At a time when organizations are hurting more than ever for donations, some “reckless reporters” are using out-of-context statistics to up their page hits – to the detriment of organizations doing legitimate work in their fields.
We refer, of course, to the scandal created by online gay blog Queerty, whose post last week named the “Five Worst Gay Charities for Your Dollar.” Number two on their list – Ferndale center Affirmations.
While Queerty Editor Japhy Grant, who wrote the blog along with a “Five Best Gay Charities” counterpart, makes a valid point in that it’s important to look critically at organizations before you donate to them, it’s equally important to look critically at statistics before you misuse them.
For example, Queerty obtained their information from the Web site Charity Navigator, which specifically states that the ratings they provide are based on tax forms alone, and should be paired with investigations as to how effective the charities are, what the employees do and what impact they have had in their respective areas.
While an interview after the fact with Grant showed that he didn’t mean for the blog to be taken as a direct message for who people should donate to, the message is lost in translation – due largely to the fact that the disclaimer present on Charity Navigator’s site is nowhere to be found on Queerty.
Instead, readers are doing exactly that. Several have written to Between The Lines and called Affirmations, outraged by CEO Leslie Thompson’s salary and the supposed “misuse” of their donated dollars.

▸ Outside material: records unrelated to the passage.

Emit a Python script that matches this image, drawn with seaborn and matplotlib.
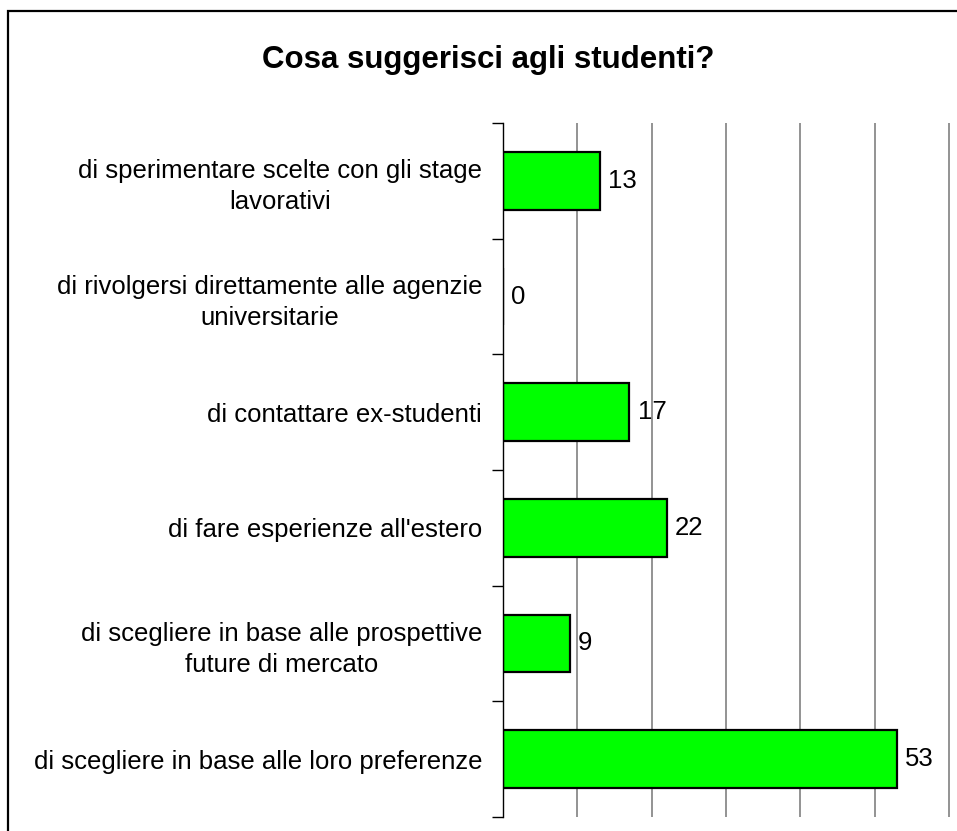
import matplotlib
matplotlib.use("Agg")
import matplotlib.pyplot as plt
import matplotlib.patches as patches
import seaborn as sns
import pandas as pd

# Dati del grafico
categorie = [
    "di sperimentare scelte con gli stage\nlavorativi",
    "di rivolgersi direttamente alle agenzie\nuniversitarie",
    "di contattare ex-studenti",
    "di fare esperienze all'estero",
    "di scegliere in base alle prospettive\nfuture di mercato",
    "di scegliere in base alle loro preferenze",
]
valori = [13, 0, 17, 22, 9, 53]
titolo = "Cosa suggerisci agli studenti?"

df = pd.DataFrame({"Categoria": categorie, "Valore": valori})

sns.set_theme(style="white")
plt.rcParams["font.family"] = ["Liberation Sans", "DejaVu Sans"]
plt.rcParams["text.color"] = "black"
plt.rcParams["ytick.color"] = "black"
plt.rcParams["ytick.labelcolor"] = "black"

W, H = 957, 831
fig = plt.figure(figsize=(W / 100, H / 100), dpi=100)
# asse esteso fino al bordo destro (60 cade a x=949)
ax = fig.add_axes([503 / W, 1 - 817 / H, (957 - 503) / W, (817 - 123) / H])

sns.barplot(
    data=df, x="Valore", y="Categoria", orient="h", ax=ax,
    color="#00FF00", edgecolor="black", linewidth=1.6, width=0.5, saturation=1,
)

# Etichette dei valori
ax.bar_label(ax.containers[0], padding=6, fontsize=18.5, color="black")

ax.set_xlim(0, 60 * (957 - 503) / (949 - 503))
ax.set_ylim(5.5, -0.5)
ax.set_xlabel("")
ax.set_ylabel("")
ax.set_xticks(range(0, 61, 10))
ax.set_xticklabels([])
ax.tick_params(axis="x", length=0)
ax.grid(axis="x", color="#808080", linewidth=1.2)
ax.grid(axis="y", visible=False)

# Tick della categoria ai confini
ax.set_yticks([i - 0.5 for i in range(len(categorie) + 1)], minor=True)
ax.tick_params(axis="y", which="minor", length=8, width=1, color="black", left=True)
ax.tick_params(axis="y", which="major", length=0, pad=15, labelsize=18.5)
for lab in ax.get_yticklabels():
    lab.set_multialignment("center")
    lab.set_linespacing(1.35)

for s in ["top", "right", "bottom"]:
    ax.spines[s].set_visible(False)
ax.spines["left"].set_color("black")
ax.spines["left"].set_linewidth(1)

fig.text(488 / W, 1 - 60 / H, titolo, ha="center", va="center",
         fontsize=22.5, fontweight="bold", color="black")

# Bordo esterno del grafico
fig.patches.append(patches.Rectangle(
    (8 / W, -0.1), 1.2, 1 - 11 / H + 0.1, transform=fig.transFigure,
    fill=False, edgecolor="black", linewidth=1.6, clip_on=False))

fig.savefig("out.png", dpi=100)
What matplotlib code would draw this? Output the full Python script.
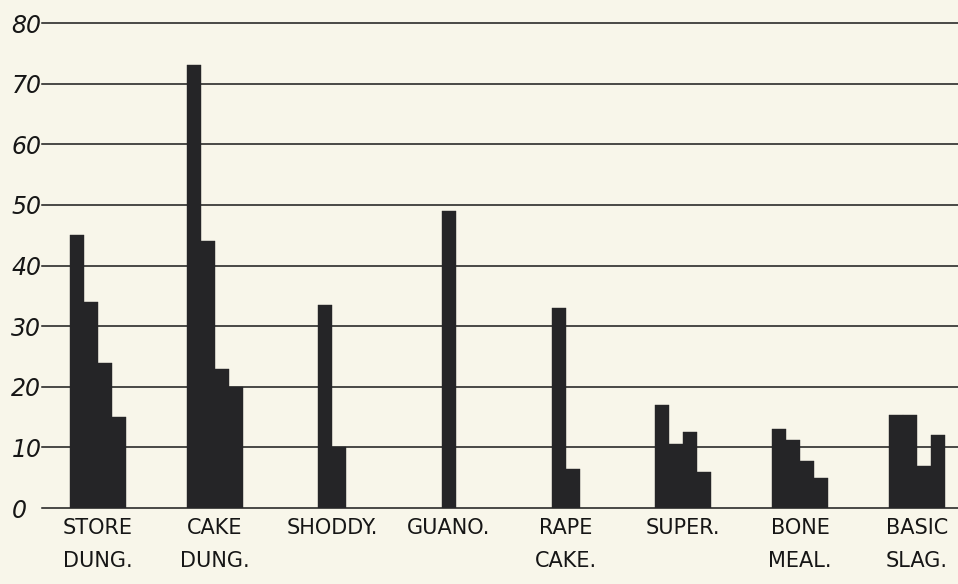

While we can’t speak for other organizations dissed by the site, here are the Affirmations facts Queerty failed to mention:
– The data used is from 2007, a year when the non-profit opened up their new center in Ferndale. As much of their fundraising dollars went to that endeavor – which has helped to skyrocket their efforts – less of it was spent on programming.
– In her tenure, Thompson has turned the organization into the largest LGBT center in the state, and has tripled their fundraising income.
– The previous year, Charity Navigator gave Affirmations a score of three stars, which would have placed them in the “Five Best” category.
– As a result of limited donations, Affirmations has cut travel, staff, overhead costs, hours and the salaries of their management – including that of Thompson.
But Queery wouldn’t know any of that. Why? Because they failed to look into it. Grant claims a call to Affirmations was made and an e-mail sent just one day before the story went to print – though no staffer received the call or e-mail. Moreover, though all organizations on the list were offered the chance to respond, facts about the effectiveness of their programs, the non-profits’ histories, and quotes from those who work for or use the organizations’ services were absent.
Queerty Editor Grant insists that his article was not intended to stop people from donating to these organizations. But the damage is done.
Affirmations is hurting for funds and they’re doing all they can to continue to provide services to people in Michigan’s LGBT community who need them. They’ve cut all they can – and then some – but irresponsible articles like the one posted on Queerty just fuel the flames that are burning Affirmations to the ground due to lack of support from the very community it is trying to help.
If Queerty’s aim was to publish a controversial story that upped their page hits, job well done. But if they truly, as they claim, were trying to do justice to penny-pinching donors, we’d all be better off doing the research on our own.